Shares of Abercrombie & Fitch Co. surged in pre-market trading after the teen retailer posted second-quarter results that bested Wall Street’s consensus.

The shares rose 15.2 percent to $19.90.

For the three months ended Aug. 1, the net loss was $810,000, or 1 cent a diluted share, against net income of $12.9 million, or 17 cents, a year ago. On an adjusted basis, excluding certain charges, net income was $8.6 million, or 12 cents a diluted cents. Net sales slipped 8.2 percent to $817.8 million from $890.6 million. Wall Street was expecting an adjusted loss of 4 cents a share on sales of $811.5 million.
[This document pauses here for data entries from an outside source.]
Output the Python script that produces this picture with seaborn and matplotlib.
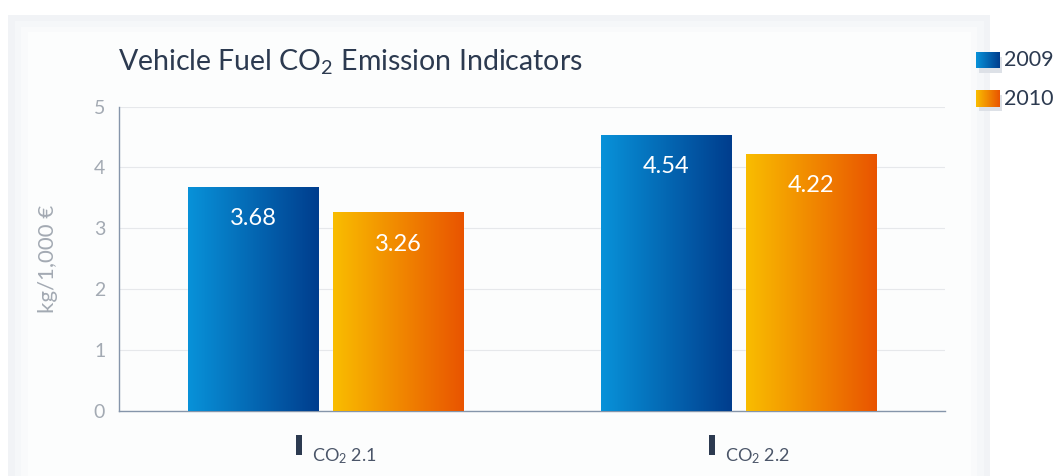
import numpy as np
import pandas as pd
import matplotlib
matplotlib.use("Agg")
import matplotlib.pyplot as plt
import matplotlib.transforms as mtransforms
from matplotlib.colors import LinearSegmentedColormap
from matplotlib.patches import Rectangle
import seaborn as sns

# Chart data
categories = ["CO$_2$ 2.1", "CO$_2$ 2.2"]
years = ["2009", "2010"]
values_2009 = [3.68, 4.54]
values_2010 = [3.26, 4.22]
y_ticks = [0, 1, 2, 3, 4, 5]

df = pd.DataFrame({
    "category": categories * 2,
    "year": [years[0]] * 2 + [years[1]] * 2,
    "value": values_2009 + values_2010,
})

gradients = {
    "2009": ("#0892d9", "#003d8d"),
    "2010": ("#f9bd00", "#e95400"),
}
text_dark = "#2c3a50"
text_grey = "#a3aab3"
axis_col = "#8595aa"

sns.set_style("white")
plt.rcParams["font.family"] = ["Lato", "DejaVu Sans"]
plt.rcParams["mathtext.fontset"] = "custom"
plt.rcParams["mathtext.rm"] = "Lato"
plt.rcParams["mathtext.it"] = "Lato"
plt.rcParams["mathtext.bf"] = "Lato"

fig = plt.figure(figsize=(10.59, 4.76), dpi=100)
fig.patch.set_facecolor("white")

# soft background panel
for i, c in enumerate(["#f1f3f6", "#f5f7f9", "#f9fafb", "#fcfdfd"]):
    d = i * 0.006
    fig.patches.append(Rectangle((0.008 + d, 0.0), 0.927 - 2 * d, 0.968 - d * 2,
                                 transform=fig.transFigure, facecolor=c,
                                 edgecolor="none", zorder=-10 + i))

ax = fig.add_axes([0.1125, 0.137, 0.78, 0.639])
ax.patch.set_alpha(0)

sns.barplot(data=df, x="category", y="value", hue="year", hue_order=years,
            order=categories, palette=[gradients[y][0] for y in years],
            width=0.7, gap=0.1, legend=False, ax=ax, zorder=3)

# replace flat fills with left-to-right gradients
grad = np.linspace(0, 1, 256).reshape(1, -1)
for year, container in zip(years, ax.containers):
    cmap = LinearSegmentedColormap.from_list(year, gradients[year])
    for bar in container:
        x0, y0 = bar.get_x(), bar.get_y()
        w, h = bar.get_width(), bar.get_height()
        im = ax.imshow(grad, cmap=cmap, aspect="auto", extent=[x0, x0 + w, y0, y0 + h],
                       zorder=3, interpolation="bilinear")
        im.set_clip_path(bar)
        bar.set_facecolor("none")
        ax.text(x0 + w / 2, y0 + h - 0.52, f"{h:.2f}", ha="center", va="center",
                color="white", fontsize=17, zorder=5)

ax.set_xlim(-0.5, 1.5)
ax.set_ylim(0, 5)
ax.set_yticks(y_ticks)
ax.yaxis.grid(True, color="#e6e8eb", linewidth=0.8, zorder=0)
ax.set_axisbelow(True)

for s in ["top", "right"]:
    ax.spines[s].set_visible(False)
for s in ["left", "bottom"]:
    ax.spines[s].set_color(axis_col)
    ax.spines[s].set_linewidth(1.0)

ax.tick_params(axis="y", direction="in", length=15, width=1, color=axis_col,
               labelcolor=text_grey, labelsize=14, pad=10)
ax.set_xticks([])
ax.set_xticks([0.5, 1.5], minor=True)
ax.tick_params(axis="x", which="minor", direction="in", length=6, width=1,
               color=axis_col, labelbottom=False)
ax.set_xlabel("")
ax.set_ylabel("kg/1,000 €", color=text_grey, fontsize=16, labelpad=26)

# category labels with small marker bar
trans = mtransforms.blended_transform_factory(ax.transData, fig.transFigure)
for i, cat in enumerate(categories):
    ax.add_patch(Rectangle((i - 0.071, 0.044), 0.014, 0.042, transform=trans,
                           facecolor=text_dark, edgecolor="none", clip_on=False))
    ax.text(i - 0.034, 0.02, cat, transform=trans, ha="left", va="bottom",
            color="#4a5568", fontsize=13)

fig.text(0.111, 0.87, "Vehicle Fuel CO$_2$ Emission Indicators", color=text_dark,
         fontsize=20.5, ha="left", va="center")

# legend with gradient swatches
for j, year in enumerate(years):
    yb = 0.857 - j * 0.081
    cmap = LinearSegmentedColormap.from_list(year, gradients[year])
    fig.patches.append(Rectangle((0.924, yb - 0.01), 0.022, 0.034,
                                 transform=fig.transFigure, facecolor="#dde1e7",
                                 edgecolor="none", zorder=-1))
    lax = fig.add_axes([0.922, yb, 0.022, 0.034])
    lax.set_zorder(2)
    lax.imshow(grad, cmap=cmap, aspect="auto", interpolation="bilinear")
    lax.axis("off")
    fig.text(0.948, yb + 0.017, year, color=text_dark, fontsize=15.5,
             ha="left", va="center")

plt.savefig("out.png", dpi=100, facecolor=fig.get_facecolor())
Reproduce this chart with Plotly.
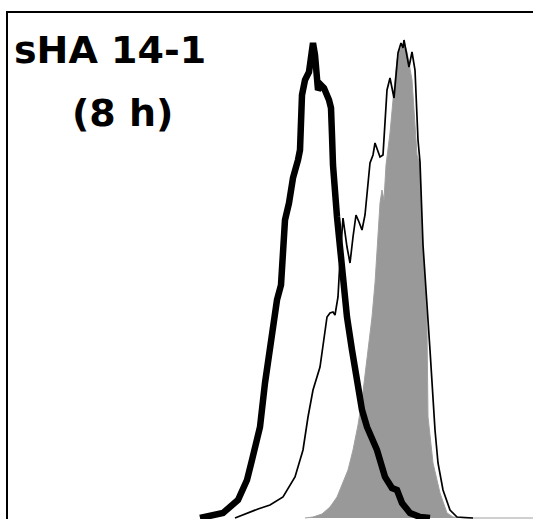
import plotly.graph_objects as go

# Histogram traces (channel, count)
thick_x = [192, 204, 215, 230, 239, 244, 249, 252, 257, 262, 266, 269, 273, 275, 277, 281, 285, 290, 292, 294, 297, 301, 303, 305, 307, 308, 310, 313, 316, 321, 323, 324, 325, 329, 332, 335, 339, 344, 350, 354, 359, 369, 377, 384, 389, 394, 402, 412, 422]
thick_y = [0, 2, 5, 18, 38, 58, 78, 91, 135, 175, 203, 218, 233, 258, 298, 315, 340, 358, 368, 423, 438, 446, 463, 475, 463, 446, 428, 433, 430, 418, 410, 383, 353, 301, 268, 235, 201, 168, 128, 108, 91, 68, 41, 30, 28, 15, 5, 1, 0]

thin_x = [227, 239, 250, 262, 275, 287, 295, 300, 305, 312, 317, 319, 322, 325, 327, 330, 332, 335, 339, 342, 345, 348, 351, 354, 357, 360, 362, 365, 367, 372, 375, 379, 382, 386, 390, 393, 395, 396, 399, 401, 404, 407, 410, 412, 415, 419, 422, 427, 430, 435, 442, 449, 465]
thin_y = [0, 5, 9, 13, 21, 41, 68, 101, 128, 151, 185, 201, 205, 206, 203, 221, 258, 300, 271, 255, 281, 303, 296, 288, 303, 335, 355, 363, 375, 361, 363, 428, 440, 420, 465, 475, 470, 478, 463, 451, 466, 448, 378, 356, 273, 218, 168, 88, 55, 28, 8, 1, 0]

gray_x = [297, 305, 314, 322, 329, 335, 340, 345, 350, 354, 359, 364, 367, 370, 372, 374, 376, 378, 380, 382, 385, 389, 392, 394, 396, 399, 401, 404, 407, 409, 412, 414, 417, 419, 420, 425, 432, 439, 445, 457, 525]
gray_y = [0, 1, 4, 11, 21, 35, 48, 68, 93, 118, 158, 201, 235, 281, 315, 328, 318, 353, 368, 385, 418, 458, 468, 473, 476, 466, 455, 438, 393, 363, 353, 285, 235, 188, 101, 55, 25, 5, 1, 0, 0]

title_line1 = "sHA 14-1"
title_line2 = "(8 h)"

fig = go.Figure()
fig.add_trace(go.Scatter(x=gray_x, y=gray_y, mode="lines", fill="tozeroy",
                         fillcolor="#999999", line=dict(color="#a0a0a0", width=1),
                         hoverinfo="skip"))
fig.add_trace(go.Scatter(x=thin_x, y=thin_y, mode="lines",
                         line=dict(color="black", width=1.7), hoverinfo="skip"))
fig.add_trace(go.Scatter(x=thick_x, y=thick_y, mode="lines",
                         line=dict(color="black", width=6.5, shape="linear"),
                         hoverinfo="skip"))

fig.add_annotation(x=102, y=468, xref="x", yref="y", text="<b>%s</b>" % title_line1,
                   showarrow=False, xanchor="center", yanchor="middle",
                   font=dict(family="DejaVu Sans", size=38, color="black"))
fig.add_annotation(x=114, y=405, xref="x", yref="y", text="<b>%s</b>" % title_line2,
                   showarrow=False, xanchor="center", yanchor="middle",
                   font=dict(family="DejaVu Sans", size=38, color="black"))

fig.update_layout(
    width=533, height=519,
    margin=dict(l=8, r=0, t=13, b=0),
    paper_bgcolor="white", plot_bgcolor="white",
    showlegend=False,
    xaxis=dict(range=[0, 525], side="top", showline=True, linecolor="black", linewidth=2,
               showgrid=False, zeroline=False, showticklabels=False, ticks=""),
    yaxis=dict(range=[-1, 505], showline=True, linecolor="black", linewidth=2,
               showgrid=False, zeroline=False, showticklabels=False, ticks=""),
)

fig.write_html("out.html")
Arthur Martinez, chairman of Abercrombie & Fitch, said, “We made good progress in Hollister and Abercrombie Kids, but more modest progress at Abercrombie & Fitch.”

The company recently added to the ranks of its brand design and merchandising teams.

“We understand the challenges ahead. We are taking the steps necessary to deliver continued improvement in our performance and to establish very clear brand positions that will guide all elements of our business and provide the foundation for long-term profitability and growth,” Martinez added.

Cowen & Co. analyst Oliver Chen has a “market perform” rating on A&F shares. He noted that the company had a “nice second-quarter earnings per share beat, but challenges [are] still ahead.” While there are improvements such as improved comparable-store sales on a sequential basis — driven by Hollister and Abercrombie Kids and international — concerns include “traffic, outfitting relevance, Primark in the U.S.” and the timing of impact of back-to-basics changes given the hyper-competitive teen market, Chen noted.

The company is still searching for a chief executive officer, and has been since former ceo Michael Jeffries retired in December.

During the conference call to Wall Street analysts, Martinez said, “With regard to a ceo decision, the board remains deeply engaged in this decision,” noting that it is “far better to make the right choice than a hasty choice.”